# PROVIDED MATERIAL

┌──

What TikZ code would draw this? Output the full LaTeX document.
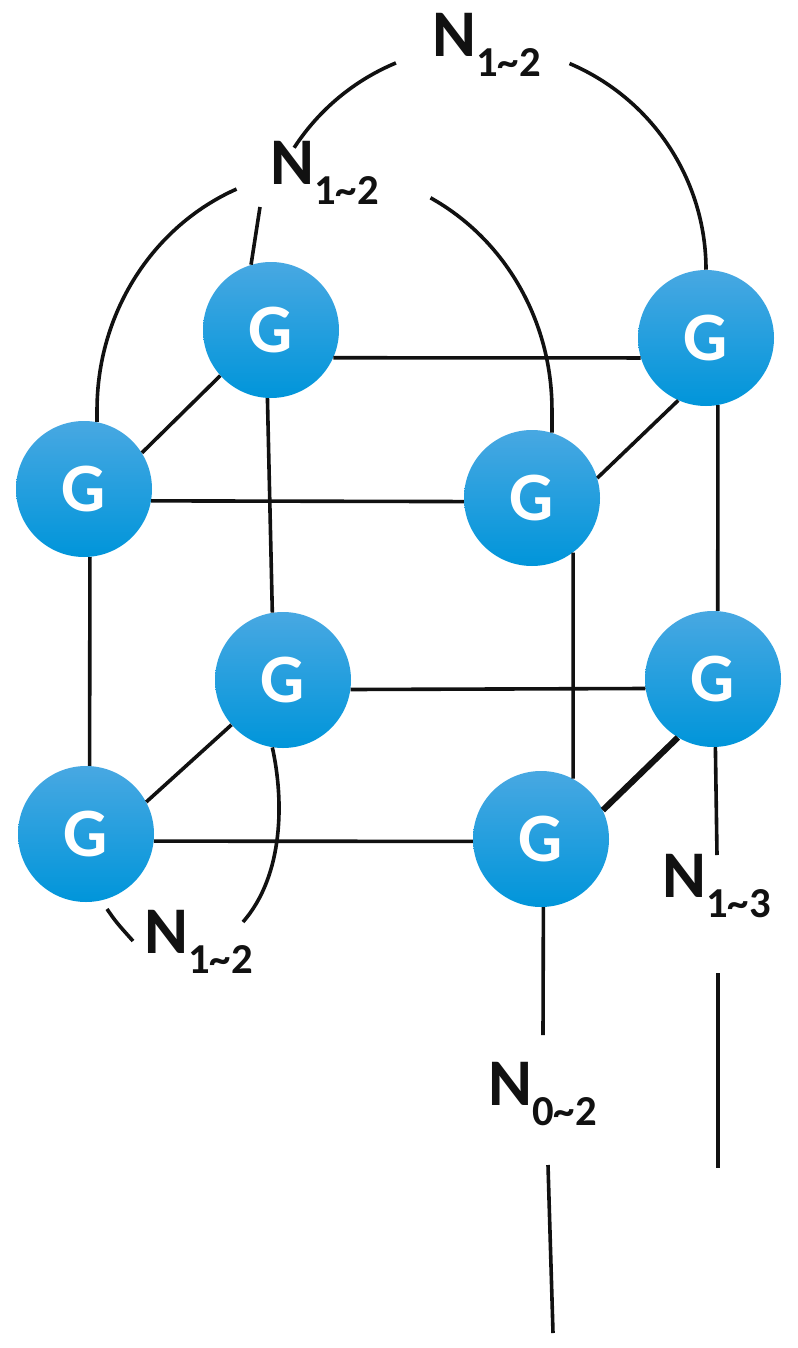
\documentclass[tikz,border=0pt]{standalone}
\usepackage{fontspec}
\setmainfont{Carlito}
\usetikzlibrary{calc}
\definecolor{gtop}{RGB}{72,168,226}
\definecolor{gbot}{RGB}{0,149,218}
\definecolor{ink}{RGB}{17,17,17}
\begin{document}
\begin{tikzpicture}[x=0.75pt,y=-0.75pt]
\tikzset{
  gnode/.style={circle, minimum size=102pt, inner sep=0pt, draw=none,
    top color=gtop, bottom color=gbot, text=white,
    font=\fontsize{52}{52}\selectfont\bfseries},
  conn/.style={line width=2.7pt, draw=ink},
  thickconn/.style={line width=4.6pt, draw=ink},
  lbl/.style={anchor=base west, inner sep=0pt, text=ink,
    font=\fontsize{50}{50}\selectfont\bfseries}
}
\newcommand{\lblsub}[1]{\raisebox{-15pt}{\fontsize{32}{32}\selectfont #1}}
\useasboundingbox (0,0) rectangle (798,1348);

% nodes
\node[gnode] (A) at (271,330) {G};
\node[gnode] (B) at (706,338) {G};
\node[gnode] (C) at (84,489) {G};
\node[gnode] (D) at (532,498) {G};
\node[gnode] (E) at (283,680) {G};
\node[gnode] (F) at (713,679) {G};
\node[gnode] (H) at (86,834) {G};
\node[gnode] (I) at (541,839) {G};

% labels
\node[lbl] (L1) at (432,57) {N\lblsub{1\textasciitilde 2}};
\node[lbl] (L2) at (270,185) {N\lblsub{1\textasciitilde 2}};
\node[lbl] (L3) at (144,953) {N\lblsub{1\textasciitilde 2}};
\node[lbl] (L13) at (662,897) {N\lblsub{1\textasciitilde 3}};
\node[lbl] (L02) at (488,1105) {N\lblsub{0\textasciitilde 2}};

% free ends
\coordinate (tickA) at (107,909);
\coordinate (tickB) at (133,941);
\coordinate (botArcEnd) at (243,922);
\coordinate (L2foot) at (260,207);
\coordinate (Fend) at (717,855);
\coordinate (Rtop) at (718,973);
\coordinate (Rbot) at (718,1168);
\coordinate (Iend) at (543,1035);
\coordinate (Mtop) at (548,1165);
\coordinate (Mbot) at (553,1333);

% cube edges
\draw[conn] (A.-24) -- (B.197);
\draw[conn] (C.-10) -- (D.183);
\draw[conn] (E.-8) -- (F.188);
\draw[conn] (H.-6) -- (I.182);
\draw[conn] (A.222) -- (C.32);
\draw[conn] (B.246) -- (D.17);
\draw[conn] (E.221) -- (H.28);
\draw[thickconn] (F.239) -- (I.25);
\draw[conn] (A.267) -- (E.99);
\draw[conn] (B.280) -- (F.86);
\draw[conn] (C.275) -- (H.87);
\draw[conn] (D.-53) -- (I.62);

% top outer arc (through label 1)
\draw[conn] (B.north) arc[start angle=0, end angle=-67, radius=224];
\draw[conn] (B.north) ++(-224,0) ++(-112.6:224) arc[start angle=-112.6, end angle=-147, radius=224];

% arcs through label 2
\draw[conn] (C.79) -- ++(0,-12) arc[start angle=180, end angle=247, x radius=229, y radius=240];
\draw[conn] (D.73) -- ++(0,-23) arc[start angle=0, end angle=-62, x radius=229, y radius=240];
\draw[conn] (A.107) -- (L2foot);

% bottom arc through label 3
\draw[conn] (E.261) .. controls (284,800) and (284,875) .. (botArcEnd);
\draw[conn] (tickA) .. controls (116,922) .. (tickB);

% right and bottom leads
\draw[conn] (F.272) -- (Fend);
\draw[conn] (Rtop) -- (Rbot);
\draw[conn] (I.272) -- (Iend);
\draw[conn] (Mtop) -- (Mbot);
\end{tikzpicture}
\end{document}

└──

# WHAT NEEDS TO BE DONE
Reproduce the full material exactly, excluding the pictures.

# COMPLETE RESPONSE
What TikZ code would draw this? Output the full LaTeX document.
\documentclass[tikz,border=0pt]{standalone}
\usepackage{fontspec}
\setmainfont{Carlito}
\usetikzlibrary{calc}
\definecolor{gtop}{RGB}{72,168,226}
\definecolor{gbot}{RGB}{0,149,218}
\definecolor{ink}{RGB}{17,17,17}
\begin{document}
\begin{tikzpicture}[x=0.75pt,y=-0.75pt]
\tikzset{
  gnode/.style={circle, minimum size=102pt, inner sep=0pt, draw=none,
    top color=gtop, bottom color=gbot, text=white,
    font=\fontsize{52}{52}\selectfont\bfseries},
  conn/.style={line width=2.7pt, draw=ink},
  thickconn/.style={line width=4.6pt, draw=ink},
  lbl/.style={anchor=base west, inner sep=0pt, text=ink,
    font=\fontsize{50}{50}\selectfont\bfseries}
}
\newcommand{\lblsub}[1]{\raisebox{-15pt}{\fontsize{32}{32}\selectfont #1}}
\useasboundingbox (0,0) rectangle (798,1348);

% nodes
\node[gnode] (A) at (271,330) {G};
\node[gnode] (B) at (706,338) {G};
\node[gnode] (C) at (84,489) {G};
\node[gnode] (D) at (532,498) {G};
\node[gnode] (E) at (283,680) {G};
\node[gnode] (F) at (713,679) {G};
\node[gnode] (H) at (86,834) {G};
\node[gnode] (I) at (541,839) {G};

% labels
\node[lbl] (L1) at (432,57) {N\lblsub{1\textasciitilde 2}};
\node[lbl] (L2) at (270,185) {N\lblsub{1\textasciitilde 2}};
\node[lbl] (L3) at (144,953) {N\lblsub{1\textasciitilde 2}};
\node[lbl] (L13) at (662,897) {N\lblsub{1\textasciitilde 3}};
\node[lbl] (L02) at (488,1105) {N\lblsub{0\textasciitilde 2}};

% free ends
\coordinate (tickA) at (107,909);
\coordinate (tickB) at (133,941);
\coordinate (botArcEnd) at (243,922);
\coordinate (L2foot) at (260,207);
\coordinate (Fend) at (717,855);
\coordinate (Rtop) at (718,973);
\coordinate (Rbot) at (718,1168);
\coordinate (Iend) at (543,1035);
\coordinate (Mtop) at (548,1165);
\coordinate (Mbot) at (553,1333);

% cube edges
\draw[conn] (A.-24) -- (B.197);
\draw[conn] (C.-10) -- (D.183);
\draw[conn] (E.-8) -- (F.188);
\draw[conn] (H.-6) -- (I.182);
\draw[conn] (A.222) -- (C.32);
\draw[conn] (B.246) -- (D.17);
\draw[conn] (E.221) -- (H.28);
\draw[thickconn] (F.239) -- (I.25);
\draw[conn] (A.267) -- (E.99);
\draw[conn] (B.280) -- (F.86);
\draw[conn] (C.275) -- (H.87);
\draw[conn] (D.-53) -- (I.62);

% top outer arc (through label 1)
\draw[conn] (B.north) arc[start angle=0, end angle=-67, radius=224];
\draw[conn] (B.north) ++(-224,0) ++(-112.6:224) arc[start angle=-112.6, end angle=-147, radius=224];

% arcs through label 2
\draw[conn] (C.79) -- ++(0,-12) arc[start angle=180, end angle=247, x radius=229, y radius=240];
\draw[conn] (D.73) -- ++(0,-23) arc[start angle=0, end angle=-62, x radius=229, y radius=240];
\draw[conn] (A.107) -- (L2foot);

% bottom arc through label 3
\draw[conn] (E.261) .. controls (284,800) and (284,875) .. (botArcEnd);
\draw[conn] (tickA) .. controls (116,922) .. (tickB);

% right and bottom leads
\draw[conn] (F.272) -- (Fend);
\draw[conn] (Rtop) -- (Rbot);
\draw[conn] (I.272) -- (Iend);
\draw[conn] (Mtop) -- (Mbot);
\end{tikzpicture}
\end{document}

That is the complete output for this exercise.